El derecho a ser una zorra es un derecho que toda mujer debe ejercer libremente en su vida. O, al menos, durante algún momento. El derecho a ser una mala mujer, una borracha, una puta, una enferma, una histérica, una bruja… o cualquier nombre que se haya utilizado para identificar y mortificar a quienes cruzaban deliberadamente las fronteras que se les imponían a su cabeza, sus deseos y libertad.
A lo largo de la historia las zorras y malas mujeres han florecido dentro de muchas y diversas pieles femeninas: las que han interrumpido sus embarazos, las que han tomado la iniciativa en el sexo, las que han abierto sus piernas a más de un amante, las que han usado anticonceptivos, las que no se han sentido cómodas en el reducido espacio de lo que ha significado “ser mujer”; las que no han querido ser madres, esposas o monjas; las que han querido trabajar y “descuidar” a sus familias, las que se han negado a rezar, las que se han querido divorciar, las que preferían leer o crear en lugar de cocinar o coser, las que han pensado que su opinión era tan importante como la de un hombre, las que han querido votar y escoger a sus representantes.
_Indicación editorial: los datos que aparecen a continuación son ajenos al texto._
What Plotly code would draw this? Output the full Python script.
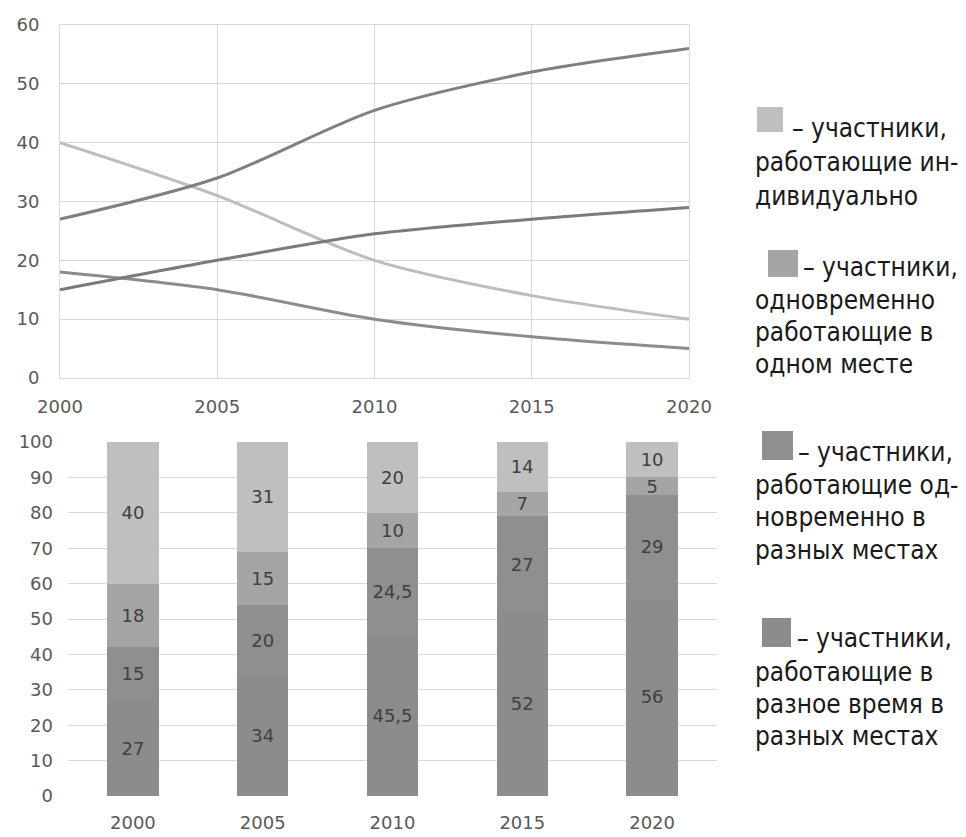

Y, por supuesto, nosotras, las que nos sentimos muy cómodas refugiadas en una piel que sucumbe a las caricias femeninas.
El modelo de buena mujer, de mujer sana, lo popularizó la medicina en los años 50: raza blanca, heterosexual, clase media, media alta, sin afanes emancipadores ni intereses políticos. Más bien una mujer dispuesta a hipotecar su existencia al cuidado de su marido, sus hijos y su hogar.
A ser buenas mujeres se nos ha enseñado sin descanso. Pilar Primo de Rivera, figura central en la educación de las mujeres durante el franquismo, escribió en 1952 la pauta de la “mujer ideal” y la forma de relacionarse con su marido:
“Salúdale con una cálida sonrisa y demuéstrale tu deseo por complacerle. Escúchale, déjale hablar primero; recuerda que sus temas de conversación son más importantes que los tuyos. (…) Si tú tienes alguna afición, intenta no aburrirle hablándole de ésta, ya que los intereses de las mujeres son triviales comparados con los de los hombres.(…) Recuerda que debes tener un aspecto inmejorable a la hora de ir a la cama. (…) Si tu marido sugiere la unión, entonces accede humildemente, teniendo siempre en cuenta que su satisfacción es más importante que la de una mujer. Cuando alcance el momento culminante, un pequeño gemido por tu parte es suficiente para indicar cualquier goce que hayas podido experimentar. Si tu marido te pidiera prácticas sexuales inusuales, sé obediente y no te quejes…”
Si la historia de la humanidad se retratara en una película, las mujeres seríamos actrices secundarias del terrorífico y dramático largometraje que, seguramente, contaría con la Iglesia como guionista y principal patrocinador.
A mí no me da la gana ser una buena mujer. No me caben los órganos en ese estrecho corsé. Los pulmones se han habituado a atrapar y soltar el aire que les apetece. No me da la gana ser una buena mujer aunque mi abuela, con su “no te criamos así”, no lo entienda. Aunque mi madre, con su corsé a medio ajustar, pueda aceptar mi lesbianismo pero me pida discreción, alegando que las mujeres, las buenas mujeres, por supuesto, son mesuradas, discretas y reservadas.
Pero me da la gana ser una mala mujer, una zorra, una enferma. Me da la gana ser lesbiana. Y me da la gana decirlo adónde voy.